Plushgun: Using the Web to Get World Wide

It's always interesting to gauge a musician's take on how the net has impacted music, and what they do with it personally. To state the obvious: a blue-chip band, like U2 or Metallica, will see their record sales negatively affected by downloaders all over the world.

Then, I have to consider someone like Brooklyn native Dan Ingala, who has just recently birthed NYC electro-pop band Plushgun. After only a brief stop in Canada for Canadian Music Week the trio (drums and a guitarist will join Dan and his synth-keyboard setup) is taking off to Spain, even before touring their own country.

Dan, who took a break from the video shoot to speak with me, was in the process of explaining their rise to popularity and whether he thought someone needed to be technologically savvy to get quality recordings online for others to hear.

"I wouldn't say I'm savvy. I play a lot of video games and I guess that really helped me get through a lot of technological trial and error. So, I taught myself a lot of things. But I don't understand 90% of the programs, I just know what I need to do and I know want I want to do, so I'll just figure it out when it needs to be done. As far as Mac computers go, I do consider myself above the bell curve, but I am not a wiz-kid."

Dan is definitely a gamer. We discussed how unfortunate it was that music was taking away from his ability to really "get inside a world", but it seems that Nintendo Wii is filling that void for him.
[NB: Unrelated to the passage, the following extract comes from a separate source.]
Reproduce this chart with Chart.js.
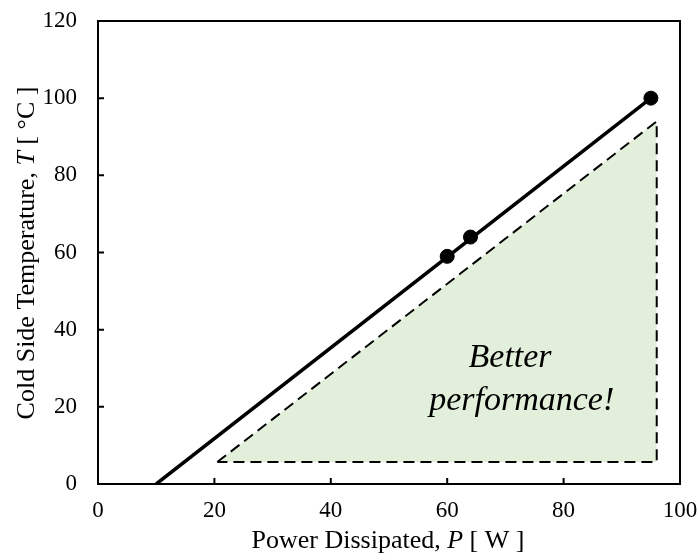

He recommends Wii Tennis, and Mario Strikers.

What really started Plushgun on their trek to Canada and Spain, was when Dan first put the super-catchy single, Just Impolite, online . From there, an online show called We Need Girlfriends picked up the track and used it in their series, which generated a lot of buzz for Dan. He had no choice but to put together a band and and produce a full-length album, Pins and Panzers. It was just released in Canada on March 10th.

"I think that the internet has made music much more democratic. If something's good, people will listen to it, and if it sucks, no one will. There was just so much opportunity for people to find [Just Impolite], and that created a snowball effect. The internet is what got us to where we are, but it has its problems. You have some people that have no talent and just fit the image, but the good part is that I would be hurt and people that I would have never have heard of would be hurt if this was the music industry of the mid-nineties."

Summed up...

"I would be nowhere."

So we circle back to the question of why the jump was to Spain. I understand that they want to go there (I want to go there too), but how is that a more viable or immediate option than, say, a neighbouring state?

"There is a dj there that picked up our track [Just Impolite] and people just loved it and also Spain has more of a dance culture than the U.S. does - for sure. So there are a bunch of promoters that really want us to go there. Our music is pretty dancy."

It is bloody contagious, is what it is.

Plushgun will be playing March 12th and 13th at Wrongbar.